河井夫妻起訴でも収賄側、1億5千万円疑惑は不問「百日裁判でカネ貰った議員名出れば、大混乱」自民党幹部 (1/2) 〈週刊朝日〉|AERA dot. (アエラドット)

 ……「河井容疑者夫妻がいくら否認しようが、100人もの市長や県議がもらったカネは、案里被告の選挙で票をとりまとめる意味でもらったという趣旨の供述調書が複数、作成されている。録音録画をしている県議、市議もいる。絶対的な証拠もある」(捜査関係者)
 だが、不思議なことに、もらった市長や県議ら100人の刑事処分については、現在も決まっていない。昨日の検察の起訴発表でも「差し控える」「現時点で起訴すべる(ママ)必要がある者は、起訴している」という回答を繰り返した。
 自民党本部から昨年7月の参院選公示前に夫妻に支出された1億5千万円の使途についても「オープンになっていない話で差し控える」と言うばかり。
 昨年12月には秋元司衆院議員が中国系企業から現金などをもらった収賄容疑で逮捕、起訴されたが、現金を提供した側も贈賄容疑で立件されている。
 罪名は違えど、渡した側の河井容疑者夫妻が起訴ならもらった側の市長や県議ら100人も立件されるのが通例だ。それも市長や県議など公職の立場の人たちが大半だ。元東京地検特捜部検事の郷原信郎弁護士はこう言う。
「今回、検察が立件した河井夫妻容疑者の事件はカネで票を買う民主主義の根幹にかかわるもの。もらった側、被買収の人、多くが県議や市議など公職にある。そこを罪に問わない、これはおかしい」
 河井夫妻容疑者の起訴を受けて、本誌は現金をもらった市議、県議を改めて取材した。
「検察の調べで、もらったと素直に認めればおとがめなしという感じだった。事件にならなければ、助かる」(広島市議)
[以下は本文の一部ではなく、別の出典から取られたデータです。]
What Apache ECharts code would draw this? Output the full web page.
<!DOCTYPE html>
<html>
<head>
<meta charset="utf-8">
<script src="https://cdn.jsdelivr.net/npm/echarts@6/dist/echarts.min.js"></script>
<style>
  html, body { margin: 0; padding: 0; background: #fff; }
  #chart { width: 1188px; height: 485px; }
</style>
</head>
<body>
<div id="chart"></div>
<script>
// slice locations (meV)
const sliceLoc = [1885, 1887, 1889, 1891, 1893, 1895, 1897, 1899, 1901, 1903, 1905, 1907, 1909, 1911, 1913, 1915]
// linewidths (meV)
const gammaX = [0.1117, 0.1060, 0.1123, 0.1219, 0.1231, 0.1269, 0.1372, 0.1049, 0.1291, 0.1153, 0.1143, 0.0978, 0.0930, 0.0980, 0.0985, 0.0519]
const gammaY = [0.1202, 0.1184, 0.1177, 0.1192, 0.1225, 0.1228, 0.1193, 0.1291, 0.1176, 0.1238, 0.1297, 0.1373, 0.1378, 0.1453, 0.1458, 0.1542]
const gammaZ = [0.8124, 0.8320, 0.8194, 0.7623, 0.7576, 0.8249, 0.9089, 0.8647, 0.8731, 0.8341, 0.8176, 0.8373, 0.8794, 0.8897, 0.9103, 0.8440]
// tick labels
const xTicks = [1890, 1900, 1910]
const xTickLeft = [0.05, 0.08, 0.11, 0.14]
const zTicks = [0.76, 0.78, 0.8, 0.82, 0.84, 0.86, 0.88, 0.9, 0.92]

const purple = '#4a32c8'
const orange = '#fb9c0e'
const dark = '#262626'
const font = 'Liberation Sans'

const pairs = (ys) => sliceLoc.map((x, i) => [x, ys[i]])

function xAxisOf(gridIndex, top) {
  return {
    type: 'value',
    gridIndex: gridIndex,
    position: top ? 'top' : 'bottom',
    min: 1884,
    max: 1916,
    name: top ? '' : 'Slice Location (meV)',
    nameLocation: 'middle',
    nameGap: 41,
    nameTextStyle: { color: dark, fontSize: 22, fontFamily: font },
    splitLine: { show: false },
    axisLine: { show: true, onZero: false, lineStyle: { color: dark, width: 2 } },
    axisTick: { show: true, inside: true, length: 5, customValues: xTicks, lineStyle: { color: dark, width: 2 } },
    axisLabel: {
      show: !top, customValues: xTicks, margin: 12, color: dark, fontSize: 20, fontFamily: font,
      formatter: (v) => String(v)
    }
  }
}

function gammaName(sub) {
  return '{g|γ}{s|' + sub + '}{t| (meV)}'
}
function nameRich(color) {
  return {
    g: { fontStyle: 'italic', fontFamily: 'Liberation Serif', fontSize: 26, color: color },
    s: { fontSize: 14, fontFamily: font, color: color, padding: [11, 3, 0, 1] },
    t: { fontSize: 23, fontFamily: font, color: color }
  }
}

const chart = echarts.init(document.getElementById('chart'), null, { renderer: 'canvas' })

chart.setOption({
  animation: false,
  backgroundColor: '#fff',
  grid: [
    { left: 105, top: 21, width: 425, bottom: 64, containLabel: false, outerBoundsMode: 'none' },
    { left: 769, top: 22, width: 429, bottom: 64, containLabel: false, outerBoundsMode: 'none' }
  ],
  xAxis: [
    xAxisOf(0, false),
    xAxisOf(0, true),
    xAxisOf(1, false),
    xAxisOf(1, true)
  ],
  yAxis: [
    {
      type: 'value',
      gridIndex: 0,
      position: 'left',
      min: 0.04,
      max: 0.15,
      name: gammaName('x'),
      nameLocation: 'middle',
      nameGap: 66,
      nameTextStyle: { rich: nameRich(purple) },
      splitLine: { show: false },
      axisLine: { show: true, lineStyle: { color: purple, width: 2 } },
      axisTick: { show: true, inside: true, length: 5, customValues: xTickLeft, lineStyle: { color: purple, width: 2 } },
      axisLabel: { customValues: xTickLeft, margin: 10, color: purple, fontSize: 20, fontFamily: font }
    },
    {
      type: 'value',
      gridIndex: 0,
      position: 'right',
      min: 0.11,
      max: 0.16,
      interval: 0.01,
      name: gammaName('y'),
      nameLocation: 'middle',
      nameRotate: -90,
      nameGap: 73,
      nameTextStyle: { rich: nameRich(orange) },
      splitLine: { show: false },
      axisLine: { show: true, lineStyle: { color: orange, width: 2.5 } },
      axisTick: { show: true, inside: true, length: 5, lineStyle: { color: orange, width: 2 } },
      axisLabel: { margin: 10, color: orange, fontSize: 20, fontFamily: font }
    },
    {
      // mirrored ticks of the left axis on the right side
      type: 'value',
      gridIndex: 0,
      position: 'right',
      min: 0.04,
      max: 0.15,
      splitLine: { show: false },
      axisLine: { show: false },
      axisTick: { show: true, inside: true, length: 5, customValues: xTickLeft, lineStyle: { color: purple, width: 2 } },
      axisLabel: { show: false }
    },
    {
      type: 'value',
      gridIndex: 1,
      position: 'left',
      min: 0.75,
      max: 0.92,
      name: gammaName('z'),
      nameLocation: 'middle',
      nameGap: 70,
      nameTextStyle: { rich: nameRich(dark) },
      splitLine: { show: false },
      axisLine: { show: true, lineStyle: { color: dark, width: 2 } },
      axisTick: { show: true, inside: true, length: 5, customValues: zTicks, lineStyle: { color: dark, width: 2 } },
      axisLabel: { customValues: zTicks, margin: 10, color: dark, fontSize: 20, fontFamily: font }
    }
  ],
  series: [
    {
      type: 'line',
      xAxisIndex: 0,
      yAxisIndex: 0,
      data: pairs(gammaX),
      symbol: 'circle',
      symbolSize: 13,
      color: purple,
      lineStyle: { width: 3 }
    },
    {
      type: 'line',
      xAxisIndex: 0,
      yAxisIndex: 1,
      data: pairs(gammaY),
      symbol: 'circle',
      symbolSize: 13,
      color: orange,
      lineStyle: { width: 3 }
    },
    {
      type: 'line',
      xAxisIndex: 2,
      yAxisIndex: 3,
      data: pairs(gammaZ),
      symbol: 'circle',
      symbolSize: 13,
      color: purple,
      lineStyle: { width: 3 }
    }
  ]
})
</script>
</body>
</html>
「現金をむりやり渡されただけ。起訴されないのは当然と思う。検察はよく見てくれている。昨日、もらった人は起訴されないと報道を見てほっとした」(広島県議)
だが、克行被告に近い自民党関係者はこういう。
「裁判では徹底的に争う。もらったという100人、全部を法廷に呼び、本当に選挙のためにカネを渡したのか、尋問したいという方針のようだ」
 百日裁判は原則、起訴されてから1か月程度で初公判を開くことになっているので、逆算すると8月7日までとなる。
 検察は河井夫妻の買収を立証するため、もらった100人の名前、全員を法廷で読み上げる予定だという。前出の県議は慌てた声でこう語った。
「裁判で貰った人間の名前を言うのか?裁判で公になれば、苦情が一杯い(ママ)きて、議員は続けられない。今は名前がハッキリしないから、なんとか辞めずにごまかせている。公表は困る。せっかくのバッジが飛んでしまう。取り調べでも、カネの授受を認めて調書にサインすれば、事件にはしないという話のはず。ヤバイよ」
 法廷でカネをもらったことが明らかになれば、県民、市民の批判はさらに強くなるはず。広島県内で、40人を超す自民党系の県議、市議が同時に辞職となれば、当然、補欠選挙となる。そこへ案里被告が失職した場合も選挙だ。
「検察が贈(ママ)賄側を起訴しないのは、河井夫妻被告の裁判対策かもしれない。証人で県議や市議たちに、票のとりまとめでカネをもらったと法廷で証言させたいがために、刑事処分を先送りしているのではないのか。つまり、検察ストーリー通り証言すれば、起訴しない、事件にしないという意味でしょう。その脅しのような手法は問題だ」(前出の郷原弁護士)
 河井夫妻がばらまいたカネの原資とみられている昨年7月の参院選公示前に自民党本部が夫妻に振り込んだ1億5千万円の捜査については不問になりつつある。
 安倍首相と近い自民党幹部がこう話す。
「党本部のガサ入れは免れたが、選挙となれば、自民党が勝てるわけない。それも30人とか40人の市議や県議がやめる補欠選挙になるわけでしょう。なんとか県議や市議の辞職が回避できないものか、安倍官邸も心配している。証人尋問で、自民党から振り込んだ1億5千万円や安倍首相の秘書が応援で広島入りしたことなどの話が出て、変な証言でも出るとえらいことになる。だが、もう“守護神”の黒川弘務前東京高検検事長もいないし、頭が痛い」
 8月にも予定される河井夫妻容疑者の初公判。とんでもない、時限爆弾が炸裂するのかもしれない。